* START *

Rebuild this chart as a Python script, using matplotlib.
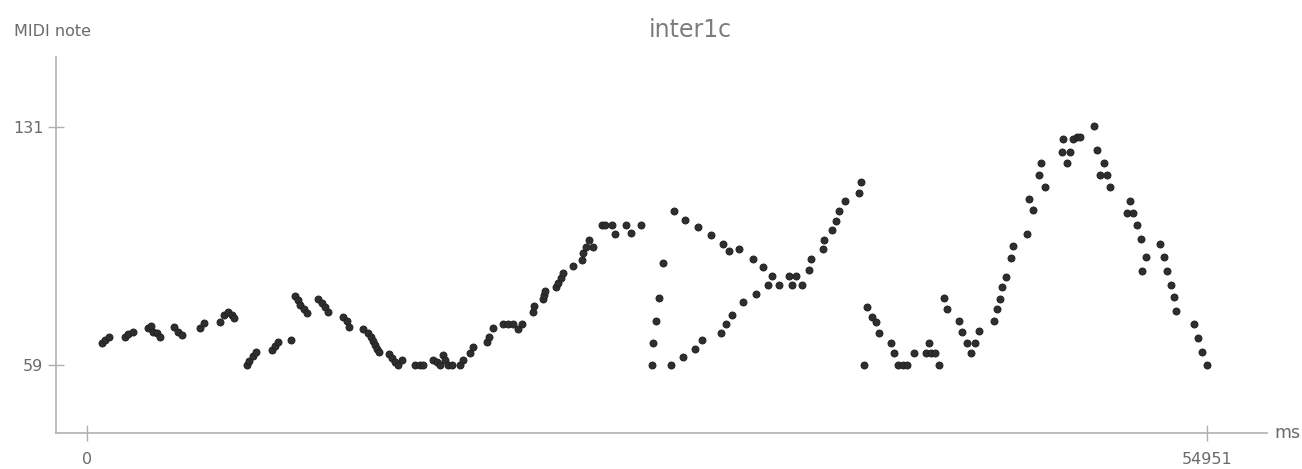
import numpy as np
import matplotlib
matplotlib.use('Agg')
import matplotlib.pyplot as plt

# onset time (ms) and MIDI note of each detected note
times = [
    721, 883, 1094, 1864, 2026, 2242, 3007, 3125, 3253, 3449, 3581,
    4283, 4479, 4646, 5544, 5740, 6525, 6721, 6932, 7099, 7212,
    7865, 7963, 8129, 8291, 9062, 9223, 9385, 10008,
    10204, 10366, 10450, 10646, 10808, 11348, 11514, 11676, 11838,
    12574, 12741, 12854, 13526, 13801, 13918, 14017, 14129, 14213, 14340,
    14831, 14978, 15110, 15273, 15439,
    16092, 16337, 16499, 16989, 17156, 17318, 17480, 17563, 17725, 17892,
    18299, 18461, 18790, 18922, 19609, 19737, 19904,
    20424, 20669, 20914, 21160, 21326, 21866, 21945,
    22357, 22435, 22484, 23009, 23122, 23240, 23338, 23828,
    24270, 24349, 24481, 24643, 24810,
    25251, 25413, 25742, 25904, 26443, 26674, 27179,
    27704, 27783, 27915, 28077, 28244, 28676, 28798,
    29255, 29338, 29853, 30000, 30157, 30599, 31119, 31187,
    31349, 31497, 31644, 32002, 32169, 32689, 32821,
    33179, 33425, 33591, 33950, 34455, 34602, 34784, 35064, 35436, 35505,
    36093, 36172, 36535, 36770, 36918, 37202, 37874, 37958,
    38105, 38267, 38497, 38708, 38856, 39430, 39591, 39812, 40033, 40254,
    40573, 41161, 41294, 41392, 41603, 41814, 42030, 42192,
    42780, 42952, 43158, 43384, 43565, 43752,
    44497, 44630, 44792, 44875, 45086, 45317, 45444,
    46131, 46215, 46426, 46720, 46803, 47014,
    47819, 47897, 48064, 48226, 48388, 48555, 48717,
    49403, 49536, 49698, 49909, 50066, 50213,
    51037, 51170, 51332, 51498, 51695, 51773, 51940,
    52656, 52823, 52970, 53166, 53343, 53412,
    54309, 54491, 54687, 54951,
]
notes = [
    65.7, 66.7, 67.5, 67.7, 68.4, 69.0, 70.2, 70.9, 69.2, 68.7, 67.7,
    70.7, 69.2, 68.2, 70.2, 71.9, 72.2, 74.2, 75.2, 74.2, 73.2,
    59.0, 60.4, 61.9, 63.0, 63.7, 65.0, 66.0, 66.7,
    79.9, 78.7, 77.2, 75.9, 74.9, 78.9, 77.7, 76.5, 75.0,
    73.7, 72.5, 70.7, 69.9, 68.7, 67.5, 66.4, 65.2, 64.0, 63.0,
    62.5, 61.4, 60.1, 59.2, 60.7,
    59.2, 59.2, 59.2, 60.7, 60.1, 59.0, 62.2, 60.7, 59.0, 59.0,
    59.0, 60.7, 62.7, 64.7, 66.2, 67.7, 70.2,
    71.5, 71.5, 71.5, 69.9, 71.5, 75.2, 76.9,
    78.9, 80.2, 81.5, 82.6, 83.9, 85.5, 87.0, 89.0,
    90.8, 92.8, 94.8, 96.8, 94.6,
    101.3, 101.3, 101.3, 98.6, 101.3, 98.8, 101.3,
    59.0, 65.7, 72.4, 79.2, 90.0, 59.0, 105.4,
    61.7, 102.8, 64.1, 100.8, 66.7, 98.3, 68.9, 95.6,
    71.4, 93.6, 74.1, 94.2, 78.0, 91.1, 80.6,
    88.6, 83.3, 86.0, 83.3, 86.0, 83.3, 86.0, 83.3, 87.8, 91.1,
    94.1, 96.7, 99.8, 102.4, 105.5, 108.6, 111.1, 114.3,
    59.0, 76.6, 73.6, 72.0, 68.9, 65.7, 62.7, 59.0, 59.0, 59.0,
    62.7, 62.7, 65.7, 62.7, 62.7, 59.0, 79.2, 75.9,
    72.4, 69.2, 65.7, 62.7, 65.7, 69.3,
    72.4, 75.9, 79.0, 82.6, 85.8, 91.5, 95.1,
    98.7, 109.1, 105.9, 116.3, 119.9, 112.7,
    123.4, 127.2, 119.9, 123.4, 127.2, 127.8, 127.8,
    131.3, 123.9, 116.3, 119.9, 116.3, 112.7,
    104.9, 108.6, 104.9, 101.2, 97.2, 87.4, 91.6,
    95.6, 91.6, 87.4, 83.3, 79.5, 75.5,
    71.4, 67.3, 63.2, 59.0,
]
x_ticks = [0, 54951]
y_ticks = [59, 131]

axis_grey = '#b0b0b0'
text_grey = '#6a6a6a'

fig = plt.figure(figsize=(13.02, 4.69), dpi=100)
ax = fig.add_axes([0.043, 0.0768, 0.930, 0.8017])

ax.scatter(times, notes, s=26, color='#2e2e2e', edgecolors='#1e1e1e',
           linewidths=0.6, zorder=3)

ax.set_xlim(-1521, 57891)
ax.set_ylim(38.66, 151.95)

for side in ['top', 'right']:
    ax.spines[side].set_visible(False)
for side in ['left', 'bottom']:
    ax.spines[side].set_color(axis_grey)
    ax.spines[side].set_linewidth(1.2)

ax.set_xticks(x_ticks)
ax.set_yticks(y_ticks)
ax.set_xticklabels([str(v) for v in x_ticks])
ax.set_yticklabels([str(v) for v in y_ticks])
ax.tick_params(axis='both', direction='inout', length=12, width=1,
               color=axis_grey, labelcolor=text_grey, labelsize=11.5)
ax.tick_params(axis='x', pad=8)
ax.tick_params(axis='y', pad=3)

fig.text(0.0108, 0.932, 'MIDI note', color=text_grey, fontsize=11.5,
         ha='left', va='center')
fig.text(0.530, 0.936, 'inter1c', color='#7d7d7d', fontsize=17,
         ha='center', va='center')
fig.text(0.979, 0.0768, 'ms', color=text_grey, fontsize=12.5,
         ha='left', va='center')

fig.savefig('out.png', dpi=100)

* END *

WHAT THIS TASK INVOLVES
Return only the lines from the start of the data through the line that contains "import matplotlib.pyplot as plt", please, copying them exactly and omitting all pictures.

COMPLETED EXERCISE
Rebuild this chart as a Python script, using matplotlib.
import numpy as np
import matplotlib
matplotlib.use('Agg')
import matplotlib.pyplot as plt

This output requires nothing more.